Structure and Function of Endoplasmic Reticulum (ER)

The basic Endoplasmic Reticulum (ER) structure to only those factors that may play a role in changing the shape of ER in response to signaling. The ER consists of the nuclear envelope and the peripheral ER, which includes smooth tubules and rough sheets. While the ER is defined as an interconnected network with a continuous membrane, the different structures that make up the ER perform very diverse and specialized functions within the cell. The nuclear envelope is made up of two lipid bilayers, the inner nuclear membrane (INM) and outer nuclear membrane (ONM), and shares a common lumen with the peripheral ER.

Hundreds of nuclear pores spanning the ONM and INM of the nuclear envelope allow transport of molecules, including RNAs and proteins, at various rates of diffusion or regulated transport depending on the size of the molecule.

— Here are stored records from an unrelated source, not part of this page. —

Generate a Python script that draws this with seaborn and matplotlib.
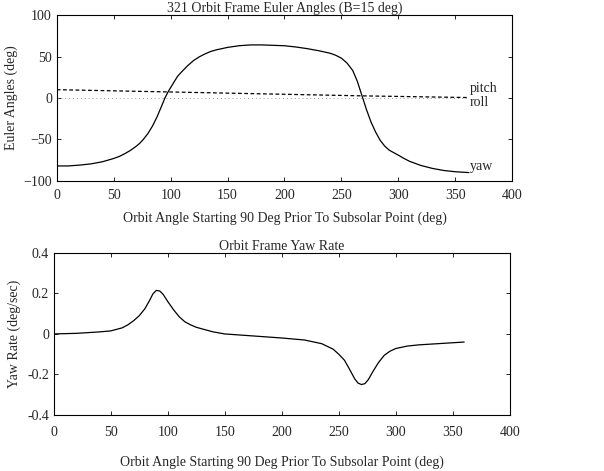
import numpy as np
import pandas as pd
import matplotlib
matplotlib.use("Agg")
import matplotlib.pyplot as plt
import seaborn as sns

# Euler angles (deg) vs orbit angle (deg)
yaw_x = [0, 10, 20, 30, 40, 50, 55, 60, 65, 70, 73, 76, 80, 84, 88, 92, 95, 98, 102, 106,
         110, 115, 120, 125, 130, 135, 140, 150, 160, 170, 180, 190, 200, 210, 220, 230,
         240, 245, 250, 255, 260, 264, 268, 272, 276, 280, 284, 288, 292, 296, 300, 305,
         310, 320, 330, 340, 350, 362]
yaw = [-82, -82, -81, -79.5, -77, -73, -70.5, -67, -63, -58, -54.5, -50, -43, -34, -23, -10,
       0, 8, 17, 26, 32, 39, 45, 49.5, 53, 56, 58, 61, 63, 64, 64, 63.5, 63, 61.5, 59.5, 57,
       54, 51.5, 48, 42, 33, 20, 3, -14, -29, -41, -51, -58, -63, -66, -69, -73,
       -76.5, -81.5, -85, -87.5, -89, -90]
pitch_x = [0, 90, 180, 270, 362]
pitch = [10, 7.5, 5, 2.5, 0.5]
roll_x = [0, 362]
roll = [0, 0]

# Yaw rate (deg/sec)
rate_x = [0, 20, 40, 50, 60, 65, 70, 75, 80, 84, 87, 90, 93, 96, 100, 105, 110, 115, 120,
          125, 130, 140, 150, 175, 200, 220, 235, 245, 250, 255, 260, 264, 267, 270, 273,
          276, 280, 285, 290, 295, 300, 310, 320, 340, 360]
rate = [0.0, 0.003, 0.01, 0.015, 0.03, 0.045, 0.065, 0.09, 0.125, 0.165, 0.198, 0.215,
        0.212, 0.195, 0.16, 0.12, 0.085, 0.06, 0.045, 0.033, 0.025, 0.01, 0.0, -0.01, -0.02,
        -0.03, -0.048, -0.075, -0.1, -0.13, -0.18, -0.222, -0.243, -0.25, -0.245, -0.225,
        -0.185, -0.14, -0.105, -0.085, -0.072, -0.06, -0.054, -0.047, -0.04]

sns.set_style("ticks")
plt.rcParams["font.family"] = ["Liberation Serif", "DejaVu Serif"]
plt.rcParams["xtick.direction"] = "in"
plt.rcParams["ytick.direction"] = "in"
plt.rcParams["xtick.top"] = True
plt.rcParams["ytick.right"] = True
plt.rcParams["xtick.major.size"] = 3
plt.rcParams["ytick.major.size"] = 3

fig = plt.figure(figsize=(6.04, 4.71), dpi=100)
ax1 = fig.add_axes([0.094, 0.616, 0.754, 0.352])
ax2 = fig.add_axes([0.089, 0.119, 0.755, 0.344])

fs = 10
xlab = "Orbit Angle Starting 90 Deg Prior To Subsolar Point (deg)"

sns.lineplot(x=yaw_x, y=yaw, ax=ax1, color="black", lw=0.9)
sns.lineplot(x=pitch_x, y=pitch, ax=ax1, color="black", lw=0.9, linestyle=(0, (3, 2)))
sns.lineplot(x=roll_x, y=roll, ax=ax1, color="#999999", lw=0.7, linestyle=(0, (1, 3)))
ax1.set_xlim(0, 400)
ax1.set_ylim(-100, 100)
ax1.set_xticks(range(0, 401, 50))
ax1.set_yticks([-100, -50, 0, 50, 100])
ax1.set_title("321 Orbit Frame Euler Angles (B=15 deg)", fontsize=fs, pad=2)
ax1.set_xlabel(xlab, fontsize=fs, labelpad=7)
ax1.set_ylabel("Euler Angles (deg)", fontsize=fs)
ax1.tick_params(axis="x", pad=5.5)
ax1.text(363, 12, "pitch", fontsize=fs, va="center")
ax1.text(363, -5.5, "roll", fontsize=fs, va="center")
ax1.text(363, -83, "yaw", fontsize=fs, va="center")

sns.lineplot(x=rate_x, y=rate, ax=ax2, color="black", lw=0.9)
ax2.set_xlim(0, 400)
ax2.set_ylim(-0.4, 0.4)
ax2.set_xticks(range(0, 401, 50))
ax2.set_yticks([-0.4, -0.2, 0, 0.2, 0.4])
ax2.set_yticklabels(["-0.4", "-0.2", "0", "0.2", "0.4"])
ax2.set_title("Orbit Frame Yaw Rate", fontsize=fs, pad=2)
ax2.set_xlabel(xlab, fontsize=fs, labelpad=12)
ax2.set_ylabel("Yaw Rate (deg/sec)", fontsize=fs)
ax2.tick_params(axis="x", pad=8)

for ax in (ax1, ax2):
    ax.tick_params(labelsize=fs, width=0.7)
    for s in ax.spines.values():
        s.set_linewidth(0.8)
        s.set_color("black")

fig.savefig("out.png", dpi=100, facecolor="white")
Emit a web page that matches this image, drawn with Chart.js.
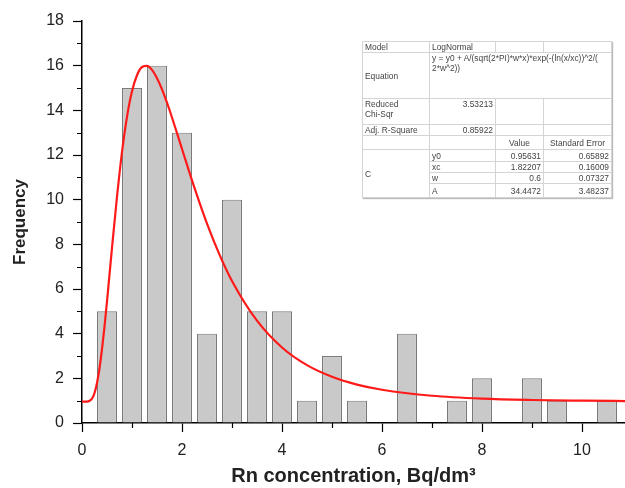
<!DOCTYPE html>
<html>
<head>
<meta charset="utf-8">
<script src="https://cdn.jsdelivr.net/npm/chart.js@4"></script>
<style>
  html, body { margin: 0; padding: 0; background: #fff; }
  #wrap { position: relative; width: 625px; height: 488px; }
  #c { position: absolute; left: 0; top: 0; }
  #fit {
    position: absolute; left: 362px; top: 41px;
    border-collapse: collapse; background: #fff;
    font-family: "Liberation Sans", Arial, sans-serif; font-size: 8.4px; color: #444;
    border: 1px solid #9a9a9a; box-shadow: 1px 1px 1px #bbb;
    table-layout: fixed;
  }
  #fit td { border: 1px solid #d4d4d4; padding: 0 2px; line-height: 10px; white-space: nowrap; overflow: visible; vertical-align: middle; }
  #fit td.r { text-align: right; }
  #fit td.ctr { text-align: center; }
  #fit td.top { vertical-align: top; }
</style>
</head>
<body>
<div id="wrap">
  <canvas id="c" width="625" height="488"></canvas>
  <table id="fit">
    <colgroup><col style="width:67px"><col style="width:66px"><col style="width:48px"><col style="width:68px"></colgroup>
    <tr style="height:11px"><td>Model</td><td>LogNormal</td><td></td><td></td></tr>
    <tr style="height:46px"><td>Equation</td><td colspan="3" class="top">y = y0 + A/(sqrt(2*PI)*w*x)*exp(-(ln(x/xc))^2/(<br>2*w^2))</td></tr>
    <tr style="height:26px"><td class="top">Reduced<br>Chi-Sqr</td><td class="r top">3.53213</td><td></td><td></td></tr>
    <tr style="height:11px"><td>Adj. R-Square</td><td class="r">0.85922</td><td></td><td></td></tr>
    <tr style="height:14px"><td></td><td></td><td class="ctr">Value</td><td class="ctr">Standard Error</td></tr>
    <tr style="height:12px"><td rowspan="4">C</td><td>y0</td><td class="r">0.95631</td><td class="r">0.65892</td></tr>
    <tr style="height:11px"><td>xc</td><td class="r">1.82207</td><td class="r">0.16009</td></tr>
    <tr style="height:11px"><td>w</td><td class="r">0.6</td><td class="r">0.07327</td></tr>
    <tr style="height:14px"><td>A</td><td class="r">34.4472</td><td class="r">3.48237</td></tr>
  </table>
</div>
<script>
// Histogram bins (centre of each bin) and counts
const binCenters = [0.5, 1.0, 1.5, 2.0, 2.5, 3.0, 3.5, 4.0, 4.5, 5.0, 5.5, 6.0, 6.5, 7.0, 7.5, 8.0, 8.5, 9.0, 9.5, 10.0, 10.5];
const frequencies = [5, 15, 16, 13, 4, 10, 5, 5, 1, 3, 1, 0, 4, 0, 1, 2, 0, 2, 1, 0, 1];

// LogNormal fit curve
const fitX = [0, 0.1, 0.2, 0.25, 0.3, 0.35, 0.4, 0.45, 0.5, 0.6, 0.7, 0.8, 0.9, 1.0, 1.1, 1.2, 1.3, 1.4, 1.5, 1.6, 1.7, 1.8, 2.0, 2.25, 2.5, 2.75, 3.0, 3.5, 4.0, 4.5, 5.0, 5.5, 6.0, 7.0, 8.0, 9.0, 10.0, 11.0];
const fitY = [0.96, 0.96, 1.09, 1.34, 1.79, 2.45, 3.31, 4.32, 5.45, 7.84, 10.13, 12.13, 13.71, 14.85, 15.57, 15.94, 15.99, 15.81, 15.44, 14.94, 14.34, 13.68, 12.27, 10.53, 8.93, 7.54, 6.36, 4.58, 3.38, 2.59, 2.07, 1.72, 1.49, 1.22, 1.09, 1.03, 1.00, 0.98];

// Axis ticks
const xMajorTicks = [0, 2, 4, 6, 8, 10];
const xMinorTicks = [1, 3, 5, 7, 9];
const yMajorTicks = [0, 2, 4, 6, 8, 10, 12, 14, 16, 18];
const yMinorTicks = [1, 3, 5, 7, 9, 11, 13, 15, 17];

const xTitle = 'Rn concentration, Bq/dm\u00B3';
const yTitle = 'Frequency';

const FONT = '"Liberation Sans", Arial, sans-serif';

const minorTicks = {
  id: 'minorTicks',
  afterDraw(chart) {
    const ctx = chart.ctx;
    const xs = chart.scales.x, ys = chart.scales.y;
    ctx.save();
    ctx.strokeStyle = '#000';
    ctx.lineWidth = 1.2;
    ctx.beginPath();
    xMinorTicks.forEach(v => {
      const px = Math.round(xs.getPixelForValue(v)) + 0.5;
      ctx.moveTo(px, xs.top);
      ctx.lineTo(px, xs.top + 5);
    });
    yMinorTicks.forEach(v => {
      const py = Math.round(ys.getPixelForValue(v)) + 0.5;
      ctx.moveTo(ys.right, py);
      ctx.lineTo(ys.right - 5, py);
    });
    ctx.stroke();
    ctx.restore();
  }
};

new Chart(document.getElementById('c'), {
  data: {
    datasets: [
      {
        type: 'line',
        data: fitX.map((x, i) => ({ x: x, y: fitY[i] })),
        borderColor: '#ff1a1a',
        borderWidth: 2.2,
        pointRadius: 0,
        cubicInterpolationMode: 'monotone',
        fill: false,
        order: 1
      },
      {
        type: 'bar',
        data: binCenters.map((x, i) => ({ x: x, y: frequencies[i] })),
        backgroundColor: '#c9c9c9',
        borderColor: '#7a7a7a',
        borderWidth: 1.2,
        barPercentage: 0.8,
        categoryPercentage: 1.0,
        order: 2
      }
    ]
  },
  options: {
    responsive: false,
    animation: false,
    devicePixelRatio: 1,
    layout: { padding: { left: 0, right: 0, top: 21, bottom: 0 } },
    plugins: { legend: { display: false }, tooltip: { enabled: false } },
    scales: {
      x: {
        type: 'linear',
        offset: false,
        min: 0,
        max: 10.86,
        afterBuildTicks: s => { s.ticks = xMajorTicks.map(v => ({ value: v })); },
        ticks: { font: { family: FONT, size: 16 }, color: '#222', padding: 9, maxRotation: 0, includeBounds: false },
        grid: { offset: false, drawOnChartArea: false, drawTicks: true, tickLength: 9, tickColor: '#000', tickWidth: 1.2 },
        border: { color: '#000', width: 1.5 },
        title: { display: true, text: xTitle, font: { family: FONT, size: 20, weight: 'bold' }, color: '#222', padding: { top: 0, bottom: 0 } },
        afterFit: s => { s.height = 65; }
      },
      y: {
        min: 0,
        max: 18,
        afterBuildTicks: s => { s.ticks = yMajorTicks.map(v => ({ value: v })); },
        ticks: { font: { family: FONT, size: 16 }, color: '#222', padding: 9 },
        grid: { drawOnChartArea: false, drawTicks: true, tickLength: 9, tickColor: '#000', tickWidth: 1.2 },
        border: { color: '#000', width: 1.5 },
        title: { display: true, text: yTitle, font: { family: FONT, size: 17, weight: 'bold' }, color: '#222', padding: { top: 10, bottom: 4 } },
        afterFit: s => { s.width = 82; }
      }
    }
  },
  plugins: [minorTicks]
});
</script>
</body>
</html>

The nuclear envelope is connected to sheets, or cisternae, that make up part of the peripheral ER. ER tubules and sheets are found in all eukaryotic cells, though the ratio of sheets to tubules varies in different cell types and reflects the different functions of these cells. An adrenal, liver and muscle cell are all examples of specialized cells with a predominantly tubular network and reflect the function of these cells.

Endoplasmic Reticulum (ER) serves many general functions, including the folding of protein molecules in sacs called cisternae and the transport of synthesized proteins in vesicles to the Golgi apparatus. Correct folding of newly made proteins is made possible by several endoplasmic reticulum chaperone proteins, including protein disulfide isomerase (PDI), ERp29, the Hsp70 family member BiP/Grp78, calnexin, calreticulin, and the peptidylpropyl isomerase family. Only properly folded proteins are transported from the rough ER to the Golgi apparatus – unfolded proteins cause an unfolded protein response as a stress response in the ER. Disturbances in redox regulation, calcium regulation, glucose deprivation, and viral infection or the over-expression of proteins can lead to endoplasmic reticulum stress response (ER stress), a state in which the folding of proteins slows, leading to an increase in unfolded proteins. This stress is emerging as a potential cause of damage in hypoxia/ischemia, insulin resistance, and other disorders.

 

Types of Endoplasmic Reticulum (ER)

There are two types of endoplasmic reticulum — smooth endoplasmic reticulum and rough endoplasmic reticulum. The two types of ER are separate entities and are not joined together.

Smooth Endoplasmic Reticulum –

The functions of smooth endoplasmic reticulum vary in different cell types. More commonly, it is engaged in the synthesis of lipids and steroids. Smooth ER also serves as a storage space for enzymes that detoxify lipid-soluble drugs and other harmful compounds. Smooth endoplasmic reticulum is also involved in the storage of calcium in muscle cells. At the time of need, such as during muscle contraction, this stored calcium is released into the cytosol the liquid inside the muscle cells.

Rough Endoplasmic Reticulum –

The ribosomes attached to the membrane of rough endoplasmic reticulum play an important role in the synthesis and packaging of proteins. The newly synthesized proteins are discharged and penetrate into the cisternae, where these proteins may be utilized within the cell or may be exported outside the cell to the site of their utility. During the transport of these proteins, three types of membrane ER, Golgi membrane and plasma membrane interact, connecting and disconnecting.